Wolverhampton nu-disco producer and guitarist Ian Sanford is known for his work as Slync, but here he dons a new guise, Dark Horse Disco, with his debut release under that name comprising four tracks. 'Hold On' is an instrumental number that blends funk, disco and AOR/yacht rock influences. 'Wait For You' has barely-there, multi-tracked female vocals, a twisting funk bassline and just a hint, perhaps, of early Prince, while 'Understated' itself has a lounge-y feel, space disco flourishes and a cheeky bite from The Whispers by way of a vocal, with a slightly more laidback remix by Dave Allison completing the package.
It's been a good year for Austrian scene stalwart Mannix Kling, who has supplemented his original deep and soulful house productions with disco-focused outings on Alpaca Edits.

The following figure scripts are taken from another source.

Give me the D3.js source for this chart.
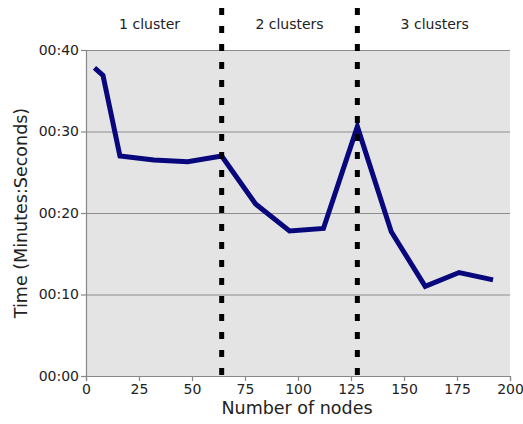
<!DOCTYPE html>
<html><head><meta charset="utf-8">
<script src="https://cdn.jsdelivr.net/npm/d3@7"></script>
<style>
html,body{margin:0;padding:0;background:#fff;}
svg{display:block;font-family:"DejaVu Sans",sans-serif;}
</style></head>
<body>
<svg id="chart" width="523" height="424"></svg>
<script>
const nodes = [4, 8, 16, 32, 48, 64, 80, 96, 112, 128, 144, 160, 176, 192];
const seconds = [37.8, 36.9, 27.0, 26.5, 26.3, 27.0, 21.1, 17.8, 18.1, 30.6, 17.7, 11.0, 12.7, 11.8];
const xTicks = [0, 25, 50, 75, 100, 125, 150, 175, 200];
const yTicks = [0, 10, 20, 30, 40];
const dividers = [64, 128];
const regionLabels = ["1 cluster", "2 clusters", "3 clusters"];
const regionCenters = [30, 96, 164.5];

const svg = d3.select("#chart");
const L = 86, R = 510, T = 50, B = 376;
const x = d3.scaleLinear().domain([0, 200]).range([L, R]);
const y = d3.scaleLinear().domain([0, 40]).range([B, T]);
const fmt = s => { const m = Math.floor(s/60), ss = Math.round(s%60); return String(m).padStart(2,"0")+":"+String(ss).padStart(2,"0"); };

svg.append("rect").attr("x", L).attr("y", T).attr("width", R-L).attr("height", B-T).attr("fill", "#e4e4e4");

// gridlines
svg.append("g").selectAll("line").data(yTicks.filter(d=>d>0)).join("line")
  .attr("x1", L).attr("x2", R).attr("y1", d=>y(d)+0.5).attr("y2", d=>y(d)+0.5)
  .attr("stroke", "#8c8c8c").attr("stroke-width", 1.2);

// axes
const ax = svg.append("g").attr("transform", `translate(0,${B})`)
  .call(d3.axisBottom(x).tickValues(xTicks).tickSize(5).tickPadding(3));
const ay = svg.append("g").attr("transform", `translate(${L},0)`)
  .call(d3.axisLeft(y).tickValues(yTicks).tickFormat(fmt).tickSize(5).tickPadding(2));
[ax, ay].forEach(g => {
  g.select(".domain").attr("stroke", "#888").attr("stroke-width", 1.2);
  g.selectAll(".tick line").attr("stroke", "#888").attr("stroke-width", 1.2);
  g.selectAll("text").attr("font-size", 14).attr("fill", "#222").attr("font-family", "DejaVu Sans, sans-serif");
});

// data line
svg.append("path").datum(nodes.map((n,i)=>[n, seconds[i]]))
  .attr("d", d3.line().x(d=>x(d[0])).y(d=>y(d[1])))
  .attr("fill", "none").attr("stroke", "#08087c").attr("stroke-width", 5)
  .attr("stroke-linejoin", "miter");

// divider dashed lines
svg.append("g").selectAll("line").data(dividers).join("line")
  .attr("x1", d=>x(d)).attr("x2", d=>x(d)).attr("y1", 8).attr("y2", 380)
  .attr("stroke", "#000").attr("stroke-width", 5).attr("stroke-dasharray", "7,11");

// region labels
svg.append("g").selectAll("text").data(regionLabels).join("text")
  .attr("x", (d,i)=>x(regionCenters[i])).attr("y", 29)
  .attr("text-anchor", "middle").attr("font-size", 14).attr("fill", "#222").text(d=>d);

// axis titles
svg.append("text").attr("x", (L+R)/2 - 1).attr("y", 414).attr("text-anchor", "middle")
  .attr("font-size", 17.5).attr("fill", "#222").text("Number of nodes");
svg.append("text").attr("transform", `translate(27,${(T+B)/2}) rotate(-90)`)
  .attr("text-anchor", "middle").attr("font-size", 17.5).attr("fill", "#222").text("Time (Minutes:Seconds)");
</script>
</body></html>
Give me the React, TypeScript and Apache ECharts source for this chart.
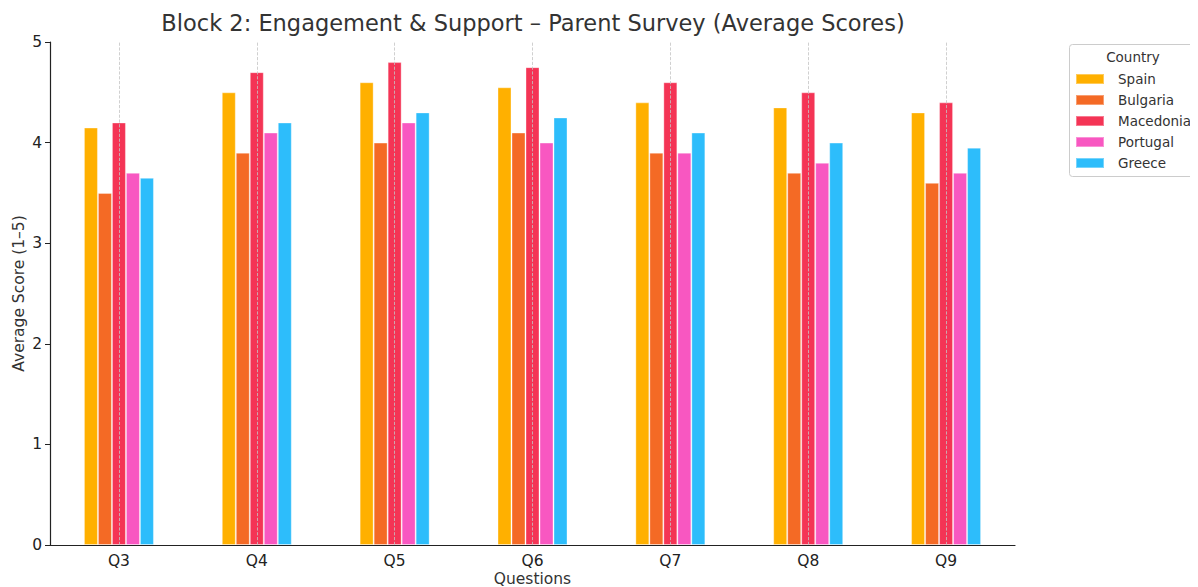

Here he invites us to "Dance All Night" via a three-track label debut for Midnight Riot. Our pick of the bunch is probably the title track, a loose and rolling, delay-laden disco-house affair that sees him build energy and impact via some serious filter trickery before unleashing sections from a bouncy, heavily orchestrated 1970s disco original. That said, many will gravitate towards the high-octane thrills of stomping, over-the-top disco-house smasher "True" (seemingly a version of a blue eyed soul/AOR disco number), while "Disco In The Sun" is another wonderfully camp, shirts-off number tailor made for beach-side parties and subterranean sweatboxes.
If you're after some unabashedly retro disco and disco-house thrills, this latest comp from French label Springbok will serve you nicely. With 15 tracks there's no room to detail them all, but to pick some highlights, Tommy Glasses' 'Your Love' channels 80s garage, label boss Stephane Deschezeaux's 'Jump!' harks back to French touch of the late 90s and samples a famous Stacy Lattislaw vocal while it's at it, Saskin S makes similarly free with Randy Crawford on 'Streets', Alan Junior ploughs a deeper furrough on the jazz-funk inspired 'Groove Me', and JB Boogie's 'Woodoo Lady' is a proper brass-parpin' funk fest that sounds 40 years out of date, but in the best way possible.
Last year, Sweetooth sorts Paul Whitey and Sarah Lazenby pitched up on ISM with "Disco Fantasy", a glorious disco-boogie workout that lit up many nu-disco dancefloors. 14 months on they return to the label, this time in cahoots with Masterworks Music, Midnight Riot and Thunder Jam regular Kellini. In its original form, "Music In U" is a breezy chunk of sun-kissed disco revivalism, with Lazenby providing a strong, sing-along vocal over a fantastic backing track rich in warm bass, colourful synthesizer lines and densely layered percussion hits. Jarle B provides the first revision, pitching down the tempo and opting for a Balearic nu-disco vibe, before the Crystal Touch Remix brilliantly re-casts the track as a synth-heavy chunk of 1980s NYC freestyle/electrofunk fusion.